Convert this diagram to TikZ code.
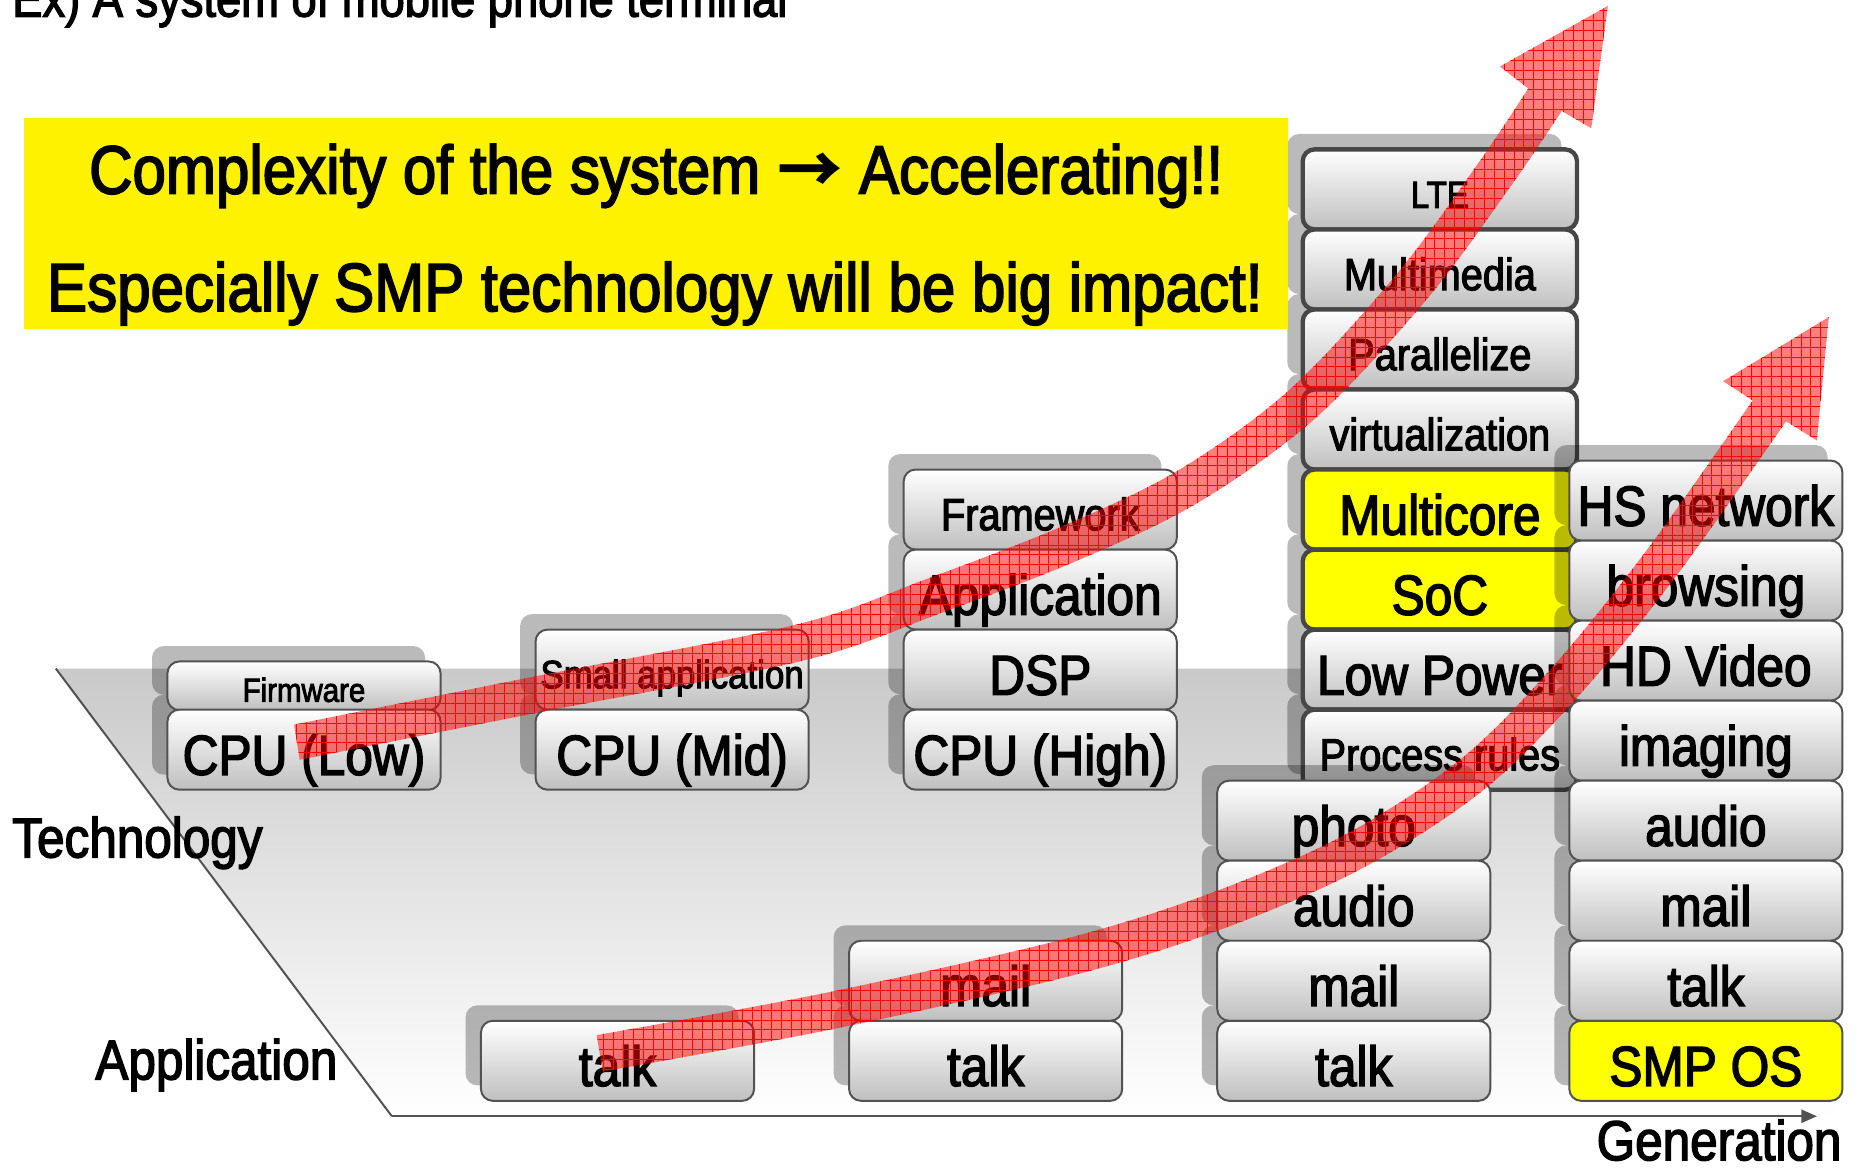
\documentclass[tikz,border=0pt]{standalone}
\usepackage{fontspec}
\setmainfont{Liberation Sans}[FakeStretch=0.88,FakeBold=2.5]
\newfontfamily\arrowfont{Noto Sans CJK JP}
\usetikzlibrary{arrows.meta,patterns.meta}

\tikzset{
  blk/.style={draw=black!68, line width=1pt, rounded corners=6pt, top color=white,
    bottom color=black!25, minimum width=138pt, minimum height=40.44pt, inner sep=0pt, text=black},
  techblk/.style={blk, draw=black!72, line width=2.2pt, minimum width=138.6pt},
  hot/.style={top color=yellow, bottom color=yellow},
  dropfill/.style={fill=black, fill opacity=0.27, rounded corners=6pt},
  bigtxt/.style={font=\fontsize{28.5}{30}\selectfont, text height=25.4pt, text depth=0pt},
  midtxt/.style={font=\fontsize{22.8}{24}\selectfont, text height=20.9pt, text depth=0pt},
  ltetxt/.style={font=\fontsize{19}{20}\selectfont, text height=18.6pt, text depth=0pt},
  smalltxt/.style={font=\fontsize{20}{22}\selectfont, text height=18.8pt, text depth=0pt},
  tinytxt/.style={font=\fontsize{16.9}{18}\selectfont, text height=16.2pt, text depth=0pt},
  axislabel/.style={font=\fontsize{28.4}{30}\selectfont, inner sep=0pt},
  bannertxt/.style={font=\fontsize{34.5}{36}\selectfont, inner sep=0pt},
  rimline/.style={draw=black!68, line width=1pt},
  redgrid/.style={pattern={Hatch[angle=0,distance=5pt,line width=0.5pt]}, pattern color=red,
    fill opacity=0.85, preaction={fill=red, fill opacity=0.5}},
}
% shadow behind a block: left x, top y, height (block width 230)
\newcommand\castshadow[3]{\fill[dropfill] ({#1-13},{#2-13}) rectangle ++(230,#3);}

\begin{document}
\begin{tikzpicture}[x=0.6pt,y=-0.6pt]
\useasboundingbox (0,0) rectangle (1568,984);

% ---------- generation plane ----------
\coordinate (techtop) at (47,563);
\coordinate (origin) at (330,940);
\coordinate (genend) at (1530,940);
\shade[top color=black!21, bottom color=white] (techtop) -- (1545,563) -- (1545,940) -- (origin) -- cycle;
\draw[rimline] (techtop) -- (origin);
\draw[rimline, -{Triangle[length=7.8pt,width=6.6pt]}] (origin) -- (genend);

% ---------- generation 1 : technology ----------
\castshadow{141}{557}{41}
\castshadow{141}{598}{67.4}
\node[blk, tinytxt, minimum height=24.6pt] (fw) at (256,577.5) {Firmware};
\node[blk, bigtxt] (cpulow) at (256,631.3) {CPU (Low)};

% ---------- generation 2 : technology ----------
\castshadow{451}{530.2}{67.4}
\castshadow{451}{597.6}{67.4}
\node[blk, smalltxt] (smallapp) at (566,563.9) {Small application};
\node[blk, bigtxt] (cpumid) at (566,631.3) {CPU (Mid)};

% ---------- generation 3 : technology ----------
\foreach \t in {395.4,462.8,530.2,597.6} {\castshadow{761}{\t}{67.4}}
\node[blk, midtxt] (framework) at (876,429.1) {Framework};
\node[blk, bigtxt] (application) at (876,496.5) {Application};
\node[blk, bigtxt] (dsp) at (876,563.9) {DSP};
\node[blk, bigtxt] (cpuhigh) at (876,631.3) {CPU (High)};

% ---------- generation 4 : technology ----------
\foreach \t in {125.8,193.2,260.6,328,395.4,462.8,530.2,597.6} {\fill[dropfill] ({1097-13},{\t-13}) rectangle ++(231,67.4);}
\node[techblk, ltetxt] (lte) at (1212.5,159.5) {LTE};
\node[techblk, midtxt] (multimedia) at (1212.5,226.9) {Multimedia};
\node[techblk, midtxt] (parallelize) at (1212.5,294.3) {Parallelize};
\node[techblk, midtxt] (virt) at (1212.5,361.7) {virtualization};
\node[techblk, hot, bigtxt] (multicore) at (1212.5,429.1) {Multicore};
\node[techblk, hot, bigtxt] (soc) at (1212.5,496.5) {SoC};
\node[techblk, bigtxt] (lowpower) at (1212.5,563.9) {Low Power};
\node[techblk, midtxt] (process) at (1212.5,631.3) {Process rules};

% ---------- generation 3 : applications ----------
\foreach \t in {657.4,724.8,792.2,859.6} {\castshadow{1025}{\t}{67.4}}
\node[blk, bigtxt] (photo3) at (1140,691.1) {photo};
\node[blk, bigtxt] (audio3) at (1140,758.5) {audio};
\node[blk, bigtxt] (mail3) at (1140,825.9) {mail};
\node[blk, bigtxt] (talk3) at (1140,893.3) {talk};

% ---------- generation 4 : applications ----------
\foreach \t in {387.8,455.2,522.6,590,657.4,724.8,792.2,859.6} {\castshadow{1322}{\t}{67.4}}
\node[blk, bigtxt] (hsnet) at (1436.5,421.5) {HS network};
\node[blk, bigtxt] (browsing) at (1436.5,488.9) {browsing};
\node[blk, bigtxt] (hdvideo) at (1436.5,556.3) {HD Video};
\node[blk, bigtxt] (imaging) at (1436.5,623.7) {imaging};
\node[blk, bigtxt] (audio4) at (1436.5,691.1) {audio};
\node[blk, bigtxt] (mail4) at (1436.5,758.5) {mail};
\node[blk, bigtxt] (talk4) at (1436.5,825.9) {talk};
\node[blk, hot, bigtxt] (smpos) at (1436.5,893.3) {SMP OS};

% ---------- generation 2 : applications ----------
\castshadow{715}{792.2}{67.4}
\castshadow{715}{859.6}{67.4}
\node[blk, bigtxt] (mail2) at (830,825.9) {mail};
\node[blk, bigtxt] (talk2) at (830,893.3) {talk};

% ---------- generation 1 : applications ----------
\castshadow{405}{859.6}{67.4}
\node[blk, bigtxt] (talk1) at (520,893.3) {talk};

% ---------- axis labels ----------
\node[axislabel, anchor=base west] (techlbl) at (10,722) {Technology};
\node[axislabel, anchor=base west] (applbl) at (80,909) {Application};
\node[axislabel, anchor=base east] (genlbl) at (1551,977) {Generation};

% ---------- heading and banner ----------
\node[font=\fontsize{26}{28}\selectfont, inner sep=0pt, anchor=base west] (title) at (10,14)
  {Ex) A system of mobile phone terminal};
\node[fill=yellow, minimum width=639pt, minimum height=106.8pt, inner sep=0pt] (banner) at (552.5,188) {};
\node[bannertxt, anchor=base] (bannerA) at (552.5,163)
  {Complexity of the system {\arrowfont\bfseries\fontsize{33}{35}\selectfont →} Accelerating!!};
\node[bannertxt, anchor=base] (bannerB) at (551.5,262) {Especially SMP technology will be big impact!};

% ---------- growth arrows ----------
\path[redgrid]
  plot[smooth,tension=0.55] coordinates {(247.6,610.2) (448,570.1) (669.6,526.2) (780.6,487.4) (893.5,443.6)
    (991.8,396.3) (1086.3,327.8) (1177.3,229.4) (1246.3,135.3) (1286.9,74.5)}
  -- (1263,56) -- (1354,5) -- (1340,108) -- (1315.1,93.5)
  -- plot[smooth,tension=0.55] coordinates {(1315.1,93.5) (1273.7,154.7) (1202.7,250.6) (1107.7,352.2)
    (1008.2,423.7) (906.5,472.4) (791.4,516.6) (678.4,555.8) (454,599.9) (252.4,639.8)}
  -- cycle;
\path[redgrid]
  plot[smooth,tension=0.55] coordinates {(502.4,871.7) (697.1,835.7) (896.0,790.8) (1019.6,752.1)
    (1132.7,702.9) (1229.9,639.4) (1307.7,561.3) (1386.6,463.4) (1475.9,337.2)}
  -- (1451,321) -- (1540,267) -- (1530,371) -- (1504.1,354.8)
  -- plot[smooth,tension=0.55] coordinates {(1504.1,354.8) (1413.4,482.6) (1332.3,582.7) (1250.1,664.6)
    (1147.3,731.1) (1030.4,781.9) (904.0,821.2) (702.9,866.3) (507.6,902.3)}
  -- cycle;
\end{tikzpicture}
\end{document}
━━━━━━━━━━━━━━━━
Task to carry out =
From the first line above down to the line with "(0,0) rectangle (1568,984);", reproduce every line and no others, omitting pictures.

Correct response =
Convert this diagram to TikZ code.
\documentclass[tikz,border=0pt]{standalone}
\usepackage{fontspec}
\setmainfont{Liberation Sans}[FakeStretch=0.88,FakeBold=2.5]
\newfontfamily\arrowfont{Noto Sans CJK JP}
\usetikzlibrary{arrows.meta,patterns.meta}

\tikzset{
  blk/.style={draw=black!68, line width=1pt, rounded corners=6pt, top color=white,
    bottom color=black!25, minimum width=138pt, minimum height=40.44pt, inner sep=0pt, text=black},
  techblk/.style={blk, draw=black!72, line width=2.2pt, minimum width=138.6pt},
  hot/.style={top color=yellow, bottom color=yellow},
  dropfill/.style={fill=black, fill opacity=0.27, rounded corners=6pt},
  bigtxt/.style={font=\fontsize{28.5}{30}\selectfont, text height=25.4pt, text depth=0pt},
  midtxt/.style={font=\fontsize{22.8}{24}\selectfont, text height=20.9pt, text depth=0pt},
  ltetxt/.style={font=\fontsize{19}{20}\selectfont, text height=18.6pt, text depth=0pt},
  smalltxt/.style={font=\fontsize{20}{22}\selectfont, text height=18.8pt, text depth=0pt},
  tinytxt/.style={font=\fontsize{16.9}{18}\selectfont, text height=16.2pt, text depth=0pt},
  axislabel/.style={font=\fontsize{28.4}{30}\selectfont, inner sep=0pt},
  bannertxt/.style={font=\fontsize{34.5}{36}\selectfont, inner sep=0pt},
  rimline/.style={draw=black!68, line width=1pt},
  redgrid/.style={pattern={Hatch[angle=0,distance=5pt,line width=0.5pt]}, pattern color=red,
    fill opacity=0.85, preaction={fill=red, fill opacity=0.5}},
}
% shadow behind a block: left x, top y, height (block width 230)
\newcommand\castshadow[3]{\fill[dropfill] ({#1-13},{#2-13}) rectangle ++(230,#3);}

\begin{document}
\begin{tikzpicture}[x=0.6pt,y=-0.6pt]
\useasboundingbox (0,0) rectangle (1568,984);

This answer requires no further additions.